Once upon a time, property in a big village called Riverville was seriously undervalued.
After some not-so-wise elders decided to freeze property values, a wise judge told them they could not.
So the chastened elders hired some wise magicians from a different village to appraise all the property. The new assessments angered many of the householders in Riverville--especially the ones who had lived there for many years and believed that they should not have to pay any more money to support the village that they had stuck with while other villagers had left for warmer villages where the Sun was worshipped.
After much hue and cry, the elders decided to re-assess property every three years rather then every year. At least, they reasoned, they would not have to pay magicians every year and they would not have to listen to villager complaints all year.

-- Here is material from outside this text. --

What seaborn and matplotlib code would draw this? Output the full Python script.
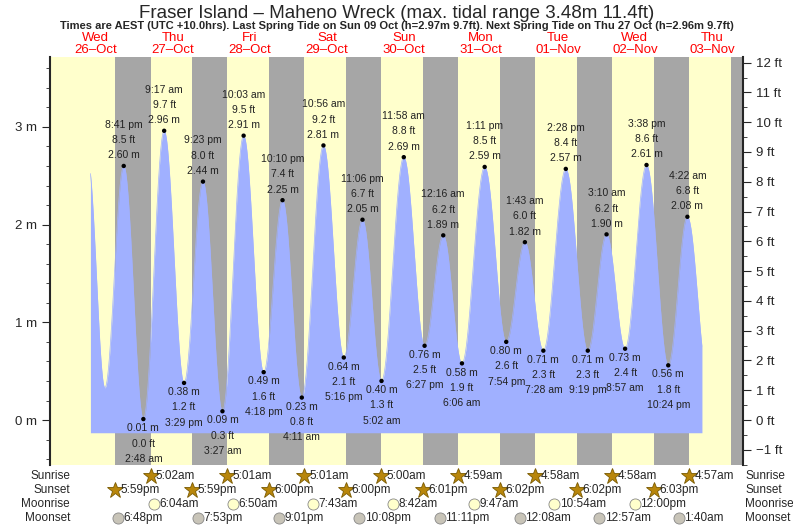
import numpy as np
import pandas as pd
import matplotlib
matplotlib.use("Agg")
import matplotlib.pyplot as plt
import matplotlib.transforms as mtrans
import seaborn as sns

# ---- data (hours since Wed 26-Oct 00:00) ----
tide_hours = [9.5, 14.8, 20.68, 26.8, 33.28, 39.48, 45.38, 51.45, 58.05, 64.3, 70.17, 76.18,
              82.93, 89.27, 95.1, 101.03, 107.97, 114.45, 120.27, 126.1, 133.18, 139.9,
              145.72, 151.47, 158.47, 165.32, 171.17, 176.95, 183.63, 190.4, 196.37, 202.7]
tide_m = [2.65, 0.33, 2.60, 0.01, 2.96, 0.38, 2.44, 0.09, 2.91, 0.49, 2.25, 0.23,
          2.81, 0.64, 2.05, 0.40, 2.69, 0.76, 1.89, 0.58, 2.59, 0.80,
          1.82, 0.71, 2.57, 0.71, 1.90, 0.73, 2.61, 0.56, 2.08, 0.45]
label_idx_from = 2
label_idx_to = 30
tide_ft = ["8.5", "0.0", "9.7", "1.2", "8.0", "0.3", "9.5", "1.6", "7.4", "0.8", "9.2", "2.1",
           "6.7", "1.3", "8.8", "2.5", "6.2", "1.9", "8.5", "2.6", "6.0", "2.3", "8.4", "2.3",
           "6.2", "2.4", "8.6", "1.8", "6.8"]
tide_times = ["8:41 pm", "2:48 am", "9:17 am", "3:29 pm", "9:23 pm", "3:27 am", "10:03 am", "4:18 pm",
              "10:10 pm", "4:11 am", "10:56 am", "5:16 pm", "11:06 pm", "5:02 am", "11:58 am", "6:27 pm",
              "12:16 am", "6:06 am", "1:11 pm", "7:54 pm", "1:43 am", "7:28 am", "2:28 pm", "9:19 pm",
              "3:10 am", "8:57 am", "3:38 pm", "10:24 pm", "4:22 am"]
fill_start, fill_end = 10.3, 200.9

day_names = ["Wed", "Thu", "Fri", "Sat", "Sun", "Mon", "Tue", "Wed", "Thu"]
day_dates = ["26\u2013Oct", "27\u2013Oct", "28\u2013Oct", "29\u2013Oct", "30\u2013Oct", "31\u2013Oct",
             "01\u2013Nov", "02\u2013Nov", "03\u2013Nov"]
sunrise_h = [29.03, 53.02, 77.02, 101.0, 124.98, 148.97, 172.97, 196.95]
sunrise_txt = ["5:02am", "5:01am", "5:01am", "5:00am", "4:59am", "4:58am", "4:58am", "4:57am"]
sunset_h = [17.98, 41.98, 66.0, 90.0, 114.02, 138.03, 162.03, 186.05, 210.05]
sunset_txt = ["5:59pm", "5:59pm", "6:00pm", "6:00pm", "6:01pm", "6:02pm", "6:02pm", "6:03pm", ""]
moonrise_h = [30.07, 54.83, 79.72, 104.7, 129.78, 154.9, 180.0]
moonrise_txt = ["6:04am", "6:50am", "7:43am", "8:42am", "9:47am", "10:54am", "12:00pm"]
moonset_h = [18.8, 43.88, 69.02, 94.13, 119.18, 144.13, 168.95, 193.67]
moonset_txt = ["6:48pm", "7:53pm", "9:01pm", "10:08pm", "11:11pm", "12:08am", "12:57am", "1:40am"]

XMIN, XMAX = -2.3, 213.7
YMIN, YMAX = -0.46, 3.715

th = np.array(tide_hours); tm = np.array(tide_m)
t = np.linspace(fill_start, fill_end, 2000)
seg = np.clip(np.searchsorted(th, t) - 1, 0, len(th) - 2)
frac = (t - th[seg]) / (th[seg + 1] - th[seg])
h = tm[seg] + (tm[seg + 1] - tm[seg]) * (1 - np.cos(np.pi * frac)) / 2
curve = pd.DataFrame({"t": t, "h": h})

sns.set_style("ticks")
plt.rcParams["font.family"] = "Liberation Sans"
fig = plt.figure(figsize=(7.93, 5.25), dpi=100)
ax = fig.add_axes([50/793, 60/525, 693/793, 408/525])
ax.set_xlim(XMIN, XMAX); ax.set_ylim(YMIN, YMAX)
ax.set_facecolor("#ffffcc")
for i, ss in enumerate(sunset_h):
    end = sunrise_h[i] if i < len(sunrise_h) else XMAX + 5
    ax.axvspan(ss, end, color="#a6a6a6", lw=0, zorder=0)

ax.fill_between(curve["t"], -0.13, curve["h"], color="#a0b0ff", lw=0, zorder=1)
sns.lineplot(data=curve, x="t", y="h", color="#a0b0ff", lw=0.5, ax=ax, zorder=1)
pts = pd.DataFrame({"t": th[label_idx_from:label_idx_to+1], "h": tm[label_idx_from:label_idx_to+1]})
sns.scatterplot(data=pts, x="t", y="h", color="black", s=10, ax=ax, zorder=3, edgecolor="none")

for k, i in enumerate(range(label_idx_from, label_idx_to + 1)):
    high = tm[i] > tm[i - 1]
    m = f"{tm[i]:.2f} m"; ft = f"{tide_ft[k]} ft"; tt = tide_times[k]
    if high:
        lines = [(tt, 26), (ft, 15), (m, 4)]
        va = "bottom"
    else:
        lines = [(m, -3), (ft, -14), (tt, -25)]
        va = "top"
    for s, dy in lines:
        ax.annotate(s, (th[i], tm[i]), xytext=(0, dy), textcoords="offset points",
                    ha="center", va=va, fontsize=7.5, color="#222222", zorder=4)

ax.set_xlabel(""); ax.set_ylabel("")
ax.set_xticks([])
ax.set_yticks([0, 1, 2, 3]); ax.set_yticklabels(["0 m", "1 m", "2 m", "3 m"], fontsize=9.5)
ax.set_yticks(np.arange(-0.4, 3.71, 0.2), minor=True)
ax.tick_params(axis="y", which="major", length=6, direction="out")
ax.tick_params(axis="y", which="minor", length=3)
for sp in ["top", "bottom", "right"]:
    ax.spines[sp].set_visible(False)
ax.spines["left"].set_linewidth(1.5)

ax2 = ax.twinx()
ax2.set_ylim(YMIN / 0.3048, YMAX / 0.3048)
ax2.set_yticks(range(-1, 13))
ax2.set_yticklabels([("\u22121" if v < 0 else str(v)) + " ft" for v in range(-1, 13)], fontsize=9.5)
ax2.set_yticks(np.arange(-1.5, 12.2, 0.5), minor=True)
ax2.tick_params(axis="y", which="major", length=6)
ax2.tick_params(axis="y", which="minor", length=3)
for sp in ["top", "bottom", "left"]:
    ax2.spines[sp].set_visible(False)
ax2.spines["right"].set_linewidth(1.5)

trans = mtrans.blended_transform_factory(ax.transData, fig.transFigure)
for i, (dn, dd) in enumerate(zip(day_names, day_dates)):
    fig.text(12 + 24 * i, 1 - 38/525, dn, transform=trans, ha="center", va="center", color="red", fontsize=9.5)
    fig.text(12 + 24 * i, 1 - 50/525, dd, transform=trans, ha="center", va="center", color="red", fontsize=9.5)

fig.text(0.5, 1 - 13/525, "Fraser Island \u2013 Maheno Wreck (max. tidal range 3.48m 11.4ft)",
         ha="center", va="center", fontsize=13.5)
fig.text(0.5, 1 - 26/525,
         "Times are AEST (UTC +10.0hrs). Last Spring Tide on Sun 09 Oct (h=2.97m 9.7ft). Next Spring Tide on Thu 27 Oct (h=2.96m 9.7ft)",
         ha="center", va="center", fontsize=8, fontweight="bold")

rows = [("Sunrise", 476, sunrise_h, sunrise_txt, "star"),
        ("Sunset", 490, sunset_h, sunset_txt, "star"),
        ("Moonrise", 504, moonrise_h, moonrise_txt, "moonrise"),
        ("Moonset", 518, moonset_h, moonset_txt, "moonset")]
for name, ypx, hs, txts, kind in rows:
    yf = 1 - ypx / 525
    fig.text(70/793, yf, name, ha="right", va="center", fontsize=8.5)
    fig.text(745/793, yf, name, ha="left", va="center", fontsize=8.5)
    for hh, tx in zip(hs, txts):
        if not tx:
            continue
        if kind == "star":
            fig.add_artist(plt.Line2D([hh], [yf], transform=trans, marker="*", ms=12,
                                      color="#b8860b", mec="#7a5a00", mew=0.6))
        else:
            fc = "#ffffcc" if kind == "moonrise" else "#c8c4b8"
            fig.add_artist(plt.Line2D([hh], [yf], transform=trans, marker="o", ms=8,
                                      color=fc, mec="#888888", mew=0.6))
        fig.text(hh + 1.7, yf, tx, transform=trans, ha="left", va="center", fontsize=8.5)

fig.savefig("out.png", dpi=100)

One day, some new villagers arrived in Riverville. They bought an old house in a neighborhood called Tree Rodent Vista that was very nice but was in one of the sub-villages (Minister Borough) that was running out of money. The new villagers paid a lot more than the house's appraised value. (They had moved to Riverville from a really expensive village called Boston where every house cost a lot so the house in Minister Borough seemed like a good bargain).

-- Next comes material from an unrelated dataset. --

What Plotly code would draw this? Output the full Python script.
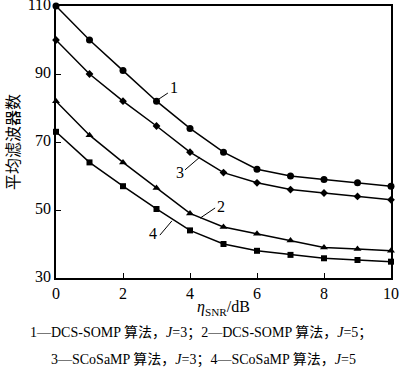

So the elders of Minister Borough (who needed money) asked the elders of Riverville to raise the appraised value to the sale price of the house. The new people grumbled a little but were chastened by the Hearing Walla: "the assessment should reflect fair market value." The new people bowed their heads and accepted that this was a fair doctrine. Nobody likes to pay more in taxes, they said, but it's good that the elders are making sure that everyone pays their fair share.
After three years, along came the day of the new assessment. The magicians were hired and did their work and reported to the Head Elder of Riverville that times were good and houses were worth more. Some people would have to pay more taxes because their houses were worth more. But, they said, assessments should reflect fair market value. Some wise men who chronicled the doings of the village reminded everyone that the sub-villages like Minister Borough and Upper Clarity could reduce their tax rates so people would not be wiped out by the new assessments. The wise chroniclers also pointed out that elderly villagers, living on fixed incomes, could be given larger homestead exemptions. And they also pointed out that annual re-assessments would lead to more gradual and more manageable tax increases for the villagers.
But the Head Elder said no. Rather than make everything fair, he said, he would once again protect the villagers who had lived in the village for a long time. He also wanted to protect all the wealthy villagers. So, he said, after the magicians finish their work, we will limit all increases to 4% at the most. Some assessments would only be increased 1% or 2% or 3%. Some would have no increase at all. But if someone bought a house many years ago and it had steadily increased in value, his assessment would be artificially kept low. If someone had bought property in the last few years and done extensive renovations and increased the value of her property, we will artificially keep that assessment low too. If someone had bought property in a wealthy neighborhood or sub-village and his equity and net worth had gone up drastically in a few years, we will still keep the assessment low. But if someone lives in a poor neighborhood where property values have only crept up, 1% or 2% or 3%--well, that villager must pay his full share of taxes.
The wise chroniclers again pointed out that this was regressive taxation, that this would not solve the long-term problems of the village, that this was unfair to newcomers, that this was arbitrary, and that this was out of step with good government practices across the whole province and the whole empire. But this did not matter to the many happy people who would save money. The happy people forgot that while nobody like to pay taxes, everyone must pay their fair share for civil society to function.
The new people, who had seen their assessment go up 30% RETROACTIVELY TO THE BEGINNING OF THE YEAR of the appeal of the elders of Minister Borough, with the approval of the Hearing Walla, could only shake their heads. They like living in Tree Rodent Vista and Minister Borough but they worry a lot about the village elders.